3) The SD for period 1 is not at all similar to the SD for the actual data. Using SAS to calculate SD, I get 105,901 for Series1 (compared to 66,557 for period 1) and 10,363 for Series 2 (compared to 6,671). So the SD is smaller (for period 1, not necessarily all periods) for the forecast than the actual, which could be nice if it gives me a tighter CI based on lower volatility recently (which is the case in this data).
Why it's important:
I'm not necessarily looking for the most accurate CI, statistically speaking--I'd like to improve the CI algorithm over time perhaps but initially it is not extremely important. My audience is not accustomed to thinking probabilistically and by adding these CI's I want to make baby steps in that direction. My hope is that the variance of CI's both between series, and over time, will give them some insight as the non-homogeneity of the work we're doing in terms of volatility and predictability. I do not believe that CIs that grow dramatically from the beginning of the 2 week period to the end will be beneficial towards that end; rather, it will be confusing and is going to result in many more zeroes on the lower end. We cannot have negative work so they already implicitly understand that zero is a floor-- including it too much as a lower CI may lead them to lose confidence (ironically).
The sample output is from the outfor= data set from the PROC ESM statement, with a few irrelevant columns removed and my calculations added on the right.
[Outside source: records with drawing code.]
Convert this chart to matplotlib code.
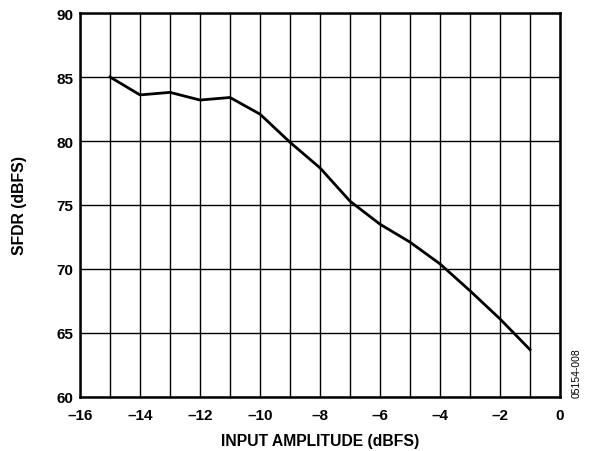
import matplotlib.pyplot as plt
from matplotlib.ticker import MultipleLocator

# data
amplitude = [-15, -14, -13, -12, -11, -10, -9, -8, -7, -6, -5, -4, -3, -2, -1]
sfdr = [85.0, 83.6, 83.8, 83.2, 83.4, 82.1, 79.9, 77.9, 75.3, 73.5, 72.1, 70.4, 68.3, 66.1, 63.7]

xticks = [-16, -14, -12, -10, -8, -6, -4, -2, 0]
yticks = [60, 65, 70, 75, 80, 85, 90]

plt.rcParams['font.family'] = ['Liberation Sans', 'DejaVu Sans']
plt.rcParams['font.weight'] = 'bold'

fig = plt.figure(figsize=(5.91, 4.52), dpi=100)
ax = fig.add_axes([0.1354, 0.1195, 0.8121, 0.8495])

ax.plot(amplitude, sfdr, color='black', linewidth=2.0, zorder=5)

ax.set_xlim(-16, 0)
ax.set_ylim(60, 90)
ax.set_xticks(xticks)
ax.set_yticks(yticks)
ax.xaxis.set_minor_locator(MultipleLocator(1))
ax.set_xticklabels([str(t).replace('-', '\u2013') for t in xticks])

ax.grid(True, which='both', axis='x', color='black', linewidth=1.0)
ax.grid(True, which='major', axis='y', color='black', linewidth=1.0)
ax.tick_params(which='both', length=0, labelsize=11)
ax.tick_params(axis='x', pad=8)
ax.tick_params(axis='y', pad=5)
for lab in ax.get_xticklabels() + ax.get_yticklabels():
    lab.set_fontweight('bold')

for s in ax.spines.values():
    s.set_linewidth(1.8)

ax.set_xlabel('INPUT AMPLITUDE (dBFS)', fontsize=11.3, fontweight='bold', labelpad=8)
ax.set_ylabel('SFDR (dBFS)', fontsize=11.3, fontweight='bold', labelpad=21)

fig.text(0.976, 0.175, '05154-008', rotation=90, fontsize=7.5,
         fontweight='normal', ha='center', va='center')

plt.savefig('out.png', dpi=100)
plt.close()
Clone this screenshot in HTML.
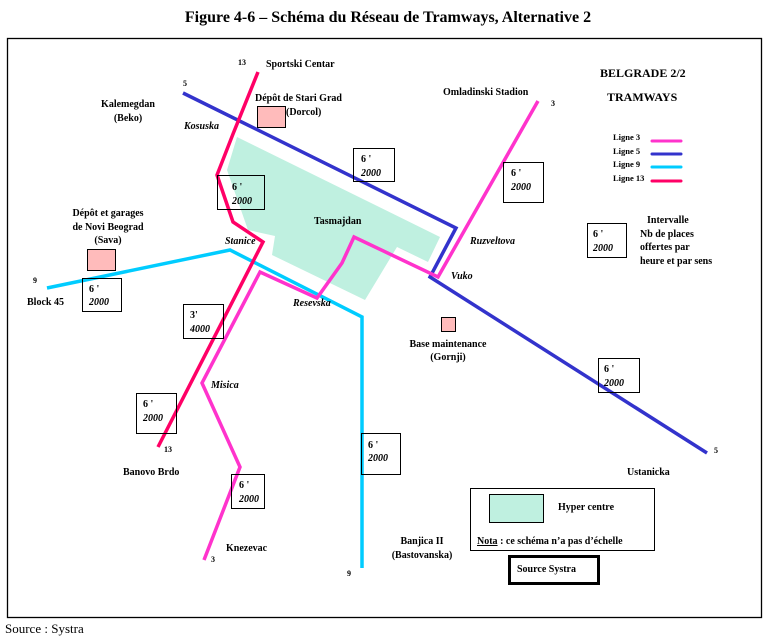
<!DOCTYPE html>
<html><head><meta charset="utf-8"><style>
body{margin:0;background:#fff;width:773px;height:641px;overflow:hidden}
svg{display:block;font-family:"Liberation Serif",serif}
.b{font-weight:bold;font-size:10px}
.i{font-style:italic;font-weight:bold;font-size:10px}
.s{font-weight:bold;font-size:8px}
</style></head><body>
<svg width="773" height="641" viewBox="0 0 773 641" xmlns="http://www.w3.org/2000/svg">
<text x="388" y="22" text-anchor="middle" font-weight="bold" font-size="16">Figure 4-6 – Schéma du Réseau de Tramways, Alternative 2</text>
<rect x="7.5" y="38.5" width="754" height="579" fill="none" stroke="#000" stroke-width="1.3"/>
<text x="5" y="633" font-size="13">Source : Systra</text>

<polygon points="237,137 440,237 428,262 397,247 365,300 272,255 275,236 248,230 227,170" fill="#bff0e0"/>

<g fill="none" stroke-width="3.5" stroke-linejoin="miter">
<polyline points="183,93 456,228 430,277 707,453" stroke="#3333cc"/>
<polyline points="47,288 230,250 362,317 362,568" stroke="#00ccff"/>
<polyline points="538,101 438,277 354,237 342,263 317,298 260,272 202,383 240,467 204,560" stroke="#ff33cc"/>
<polyline points="258,72 233,134 217,175 233,222 263,242 158,447" stroke="#ff0066"/>
</g>

<g fill="#ffbbbb" stroke="#000" stroke-width="1">
<rect x="257.5" y="106.5" width="28" height="21"/>
<rect x="87.5" y="249.5" width="28" height="21"/>
<rect x="441.5" y="317.5" width="14" height="14"/>
</g>

<g fill="#fff" stroke="#000" stroke-width="1" fill-opacity="0">
<rect x="217.5" y="175.5" width="47" height="34"/>
<rect x="353.5" y="148.5" width="41" height="33"/>
<rect x="503.5" y="162.5" width="40" height="40"/>
<rect x="587.5" y="223.5" width="39" height="34"/>
<rect x="82.5" y="278.5" width="39" height="33"/>
<rect x="183.5" y="304.5" width="40" height="34"/>
<rect x="136.5" y="393.5" width="40" height="40"/>
<rect x="231.5" y="474.5" width="33" height="34"/>
<rect x="361.5" y="433.5" width="39" height="41"/>
<rect x="598.5" y="358.5" width="41" height="34"/>
</g>
<g class="b">
<text x="232" y="190" class="b">6 '</text><text x="232" y="204" class="i">2000</text>
<text x="361" y="162" class="b">6 '</text><text x="361" y="176" class="i">2000</text>
<text x="511" y="176" class="b">6 '</text><text x="511" y="190" class="i">2000</text>
<text x="593" y="237" class="b">6 '</text><text x="593" y="251" class="i">2000</text>
<text x="89" y="292" class="b">6 '</text><text x="89" y="305" class="i">2000</text>
<text x="190" y="318" class="b">3'</text><text x="190" y="332" class="i">4000</text>
<text x="143" y="407" class="b">6 '</text><text x="143" y="421" class="i">2000</text>
<text x="239" y="488" class="b">6 '</text><text x="239" y="502" class="i">2000</text>
<text x="368" y="448" class="b">6 '</text><text x="368" y="461" class="i">2000</text>
<text x="604" y="372" class="b">6 '</text><text x="604" y="386" class="i">2000</text>
</g>

<!-- legend lines -->
<g stroke-width="3" stroke-linecap="round">
<line x1="652" y1="141" x2="681" y2="141" stroke="#ff33cc"/>
<line x1="652" y1="154" x2="681" y2="154" stroke="#3333cc"/>
<line x1="652" y1="167" x2="681" y2="167" stroke="#00ccff"/>
<line x1="652" y1="181" x2="681" y2="181" stroke="#ff0066"/>
</g>
<g font-size="8.5" font-weight="bold">
<text x="613" y="140">Ligne 3</text>
<text x="613" y="154">Ligne 5</text>
<text x="613" y="167">Ligne 9</text>
<text x="613" y="181">Ligne 13</text>
</g>

<text x="600" y="77" font-weight="bold" font-size="12">BELGRADE 2/2</text>
<text x="607" y="101" font-weight="bold" font-size="12">TRAMWAYS</text>

<g class="b">
<text x="238" y="65" class="s">13</text>
<text x="266" y="67">Sportski Centar</text>
<text x="183" y="86" class="s">5</text>
<text x="128" y="107" text-anchor="middle">Kalemegdan</text>
<text x="128" y="121" text-anchor="middle">(Beko)</text>
<text x="255" y="101">Dépôt  de Stari Grad</text>
<text x="286" y="115">(Dorcol)</text>
<text x="184" y="129" class="i">Kosuska</text>
<text x="443" y="95">Omladinski Stadion</text>
<text x="551" y="106" class="s">3</text>
<text x="314" y="224">Tasmajdan</text>
<text x="225" y="244" class="i">Stanice</text>
<text x="470" y="244" class="i">Ruzveltova</text>
<text x="451" y="279" class="i">Vuko</text>
<text x="108" y="216" text-anchor="middle">Dépôt et garages</text>
<text x="108" y="230" text-anchor="middle">de Novi Beograd</text>
<text x="108" y="243" text-anchor="middle">(Sava)</text>
<text x="33" y="283" class="s">9</text>
<text x="27" y="305">Block 45</text>
<text x="293" y="306" class="i">Resevska</text>
<text x="448" y="347" text-anchor="middle">Base maintenance</text>
<text x="448" y="360" text-anchor="middle">(Gornji)</text>
<text x="647" y="223">Intervalle</text>
<text x="640" y="237">Nb de places</text>
<text x="640" y="250">offertes par</text>
<text x="640" y="264">heure et par sens</text>
<text x="211" y="388" class="i">Misica</text>
<text x="164" y="452" class="s">13</text>
<text x="123" y="475">Banovo Brdo</text>
<text x="714" y="453" class="s">5</text>
<text x="627" y="475">Ustanicka</text>
<text x="226" y="551">Knezevac</text>
<text x="211" y="562" class="s">3</text>
<text x="422" y="544" text-anchor="middle">Banjica II</text>
<text x="422" y="558" text-anchor="middle">(Bastovanska)</text>
<text x="347" y="576" class="s">9</text>
</g>

<rect x="470.5" y="488.5" width="184" height="62" fill="none" stroke="#000" stroke-width="1"/>
<rect x="489.5" y="494.5" width="54" height="28" fill="#bff0e0" stroke="#000" stroke-width="1"/>
<text x="558" y="510" class="b">Hyper centre</text>
<text x="477" y="544" class="b"><tspan text-decoration="underline">Nota</tspan> : ce schéma n’a pas d’échelle</text>
<rect x="509.5" y="556.5" width="89" height="27" fill="none" stroke="#000" stroke-width="3"/>
<text x="517" y="572" class="b">Source Systra</text>
</svg>
</body></html>
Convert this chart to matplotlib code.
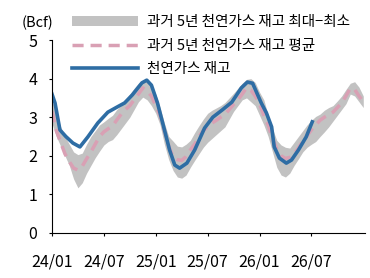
import numpy as np
import matplotlib
matplotlib.use('Agg')
from matplotlib import pyplot as plt

plt.rcParams['font.family'] = ['Noto Sans CJK KR', 'DejaVu Sans']

# months since 2024/01, half-month steps
bandMonths = np.arange(0, 36.01, 0.5)
bandLow = [2.85, 2.5, 2.25, 2.0, 1.75, 1.4, 1.17, 1.3, 1.55, 1.75, 1.95, 2.12, 2.28, 2.37,
           2.42, 2.55, 2.7, 2.85, 3.0, 3.2, 3.4, 3.52, 3.45, 3.3, 3.1, 2.8,
           2.3, 1.9, 1.62, 1.45, 1.42, 1.5, 1.7, 1.88, 2.05, 2.22, 2.35, 2.45,
           2.55, 2.65, 2.75, 2.95, 3.15, 3.3, 3.45, 3.5, 3.4, 3.3, 3.05,
           2.8, 2.5, 2.1, 1.7, 1.5, 1.45, 1.55, 1.75, 1.92, 2.1, 2.22, 2.3,
           2.37, 2.5, 2.62, 2.75, 2.9, 3.05, 3.2, 3.35, 3.6, 3.55, 3.4, 3.25]
bandHigh = [3.45, 3.1, 2.75, 2.5, 2.3, 2.1, 2.03, 2.07, 2.3, 2.5, 2.65, 2.8, 2.88, 2.97,
            3.05, 3.2, 3.3, 3.45, 3.6, 3.75, 3.88, 3.96, 3.93, 3.83, 3.6, 3.25,
            2.85, 2.5, 2.38, 2.25, 2.23, 2.3, 2.4, 2.6, 2.78, 2.95, 3.1, 3.18,
            3.24, 3.3, 3.38, 3.5, 3.62, 3.75, 3.88, 3.98, 4.0, 3.9, 3.65,
            3.45, 3.05, 2.7, 2.4, 2.28, 2.22, 2.2, 2.35, 2.5, 2.65, 2.8, 2.92,
            3.02, 3.08, 3.18, 3.25, 3.3, 3.42, 3.55, 3.72, 3.88, 3.92, 3.78, 3.55]
avg5y = [3.15, 2.65, 2.35, 2.05, 1.85, 1.68, 1.63, 1.73, 1.92, 2.1, 2.3, 2.5, 2.62, 2.7,
         2.77, 2.93, 3.08, 3.2, 3.3, 3.45, 3.6, 3.76, 3.68, 3.55, 3.3, 3.05,
         2.65, 2.25, 1.97, 1.9, 1.88, 1.98, 2.15, 2.3, 2.5, 2.65, 2.75, 2.85,
         2.92, 3.0, 3.07, 3.2, 3.33, 3.45, 3.6, 3.76, 3.7, 3.55, 3.35,
         3.05, 2.8, 2.45, 2.17, 2.0, 1.93, 1.96, 2.05, 2.2, 2.38, 2.52, 2.67,
         2.8, 2.92, 3.0, 3.06, 3.13, 3.25, 3.37, 3.55, 3.75, 3.72, 3.55, 3.4]

stockMonths = [0, 0.35, 0.92, 1.6, 2.42, 3.23, 4.15, 5.3, 6.46, 7.5, 8.4, 9.3, 10.4, 10.96,
               11.5, 12.2, 12.8, 13.6, 14.2, 14.76, 15.6, 16.5, 17.65, 18.6, 19.7, 20.8,
               21.9, 22.6, 23.2, 24.2, 24.8, 25.4, 25.7, 26.3, 27.1, 27.7, 28.5, 29.4, 30.1]
stock = [3.6, 3.37, 2.67, 2.5, 2.33, 2.23, 2.49, 2.85, 3.13, 3.26, 3.37, 3.58, 3.89, 3.96,
         3.83, 3.37, 2.85, 2.15, 1.76, 1.68, 1.81, 2.15, 2.72, 3.0, 3.19, 3.39,
         3.76, 3.91, 3.88, 3.37, 3.11, 2.75, 2.23, 1.94, 1.81, 1.89, 2.15, 2.49, 2.88]

tickMonths = [0, 6, 12, 18, 24, 30]
tickLabels = ['24/01', '24/07', '25/01', '25/07', '26/01', '26/07']

fig = plt.figure(figsize=(3.7, 2.78), dpi=100)
ax = fig.add_axes([0.1405, 0.162, 0.846, 0.694])

ax.fill_between(bandMonths, bandLow, bandHigh, color='#c2c2c2', lw=0,
                label='과거 5년 천연가스 재고 최대−최소')
ax.plot(bandMonths, avg5y, color='#d9a0b4', lw=2.5, dashes=(3.2, 2),
        label='과거 5년 천연가스 재고 평균')
ax.plot(stockMonths, stock, color='#2e6da4', lw=2.6, label='천연가스 재고')

ax.set_xlim(0, 36.2)
ax.set_ylim(0, 5)
ax.set_xticks(tickMonths)
ax.set_xticklabels(tickLabels)
ax.set_yticks(range(6))
ax.tick_params(labelsize=11.5, length=2.5, width=0.8, colors='black')
ax.tick_params(axis='y', pad=8)
ax.tick_params(axis='x', pad=12)
for s in ['top', 'right']:
    ax.spines[s].set_visible(False)
for s in ['left', 'bottom']:
    ax.spines[s].set_linewidth(0.8)

fig.text(0.058, 0.918, '(Bcf)', fontsize=10.5, va='center')

h, l = ax.get_legend_handles_labels()
ax.legend(h, l, loc='upper left', bbox_to_anchor=(0.195, 0.945), bbox_transform=fig.transFigure,
          frameon=False, fontsize=10.5, handlelength=4.5, handleheight=0.7,
          labelspacing=0.64, handletextpad=0.6, borderaxespad=0, borderpad=0)

fig.savefig('out.png', dpi=100)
NOTE: This question may only apply to PROC ESM, and not all SAS forecast procedures. We are transitioning into ESM but were using PROC FORECAST. It provides CIs in a very different manner. The CI, within one series, is the same % change down (Lower CI) and up (Upper CI) for every forecasted period. For series 1 of the example I attached, the CI is 63.5% in each direction from the predicted value for all 14 days. I think I may be amenable to one that changes over time (to reflect growing uncertainty, though not so much variance as I currently get; and, one that varies the SD by week day, though I do not know for sure if ESM is doing that). The PROC FORECAST algorithm is definitely not equal to the Predict +/- 2*SD method using the actual SD's I mentioned above. It somehow picks a % to adjust by, and then forces the SD/CI to adhere to that regardless of the predicted value or # of periods in advance.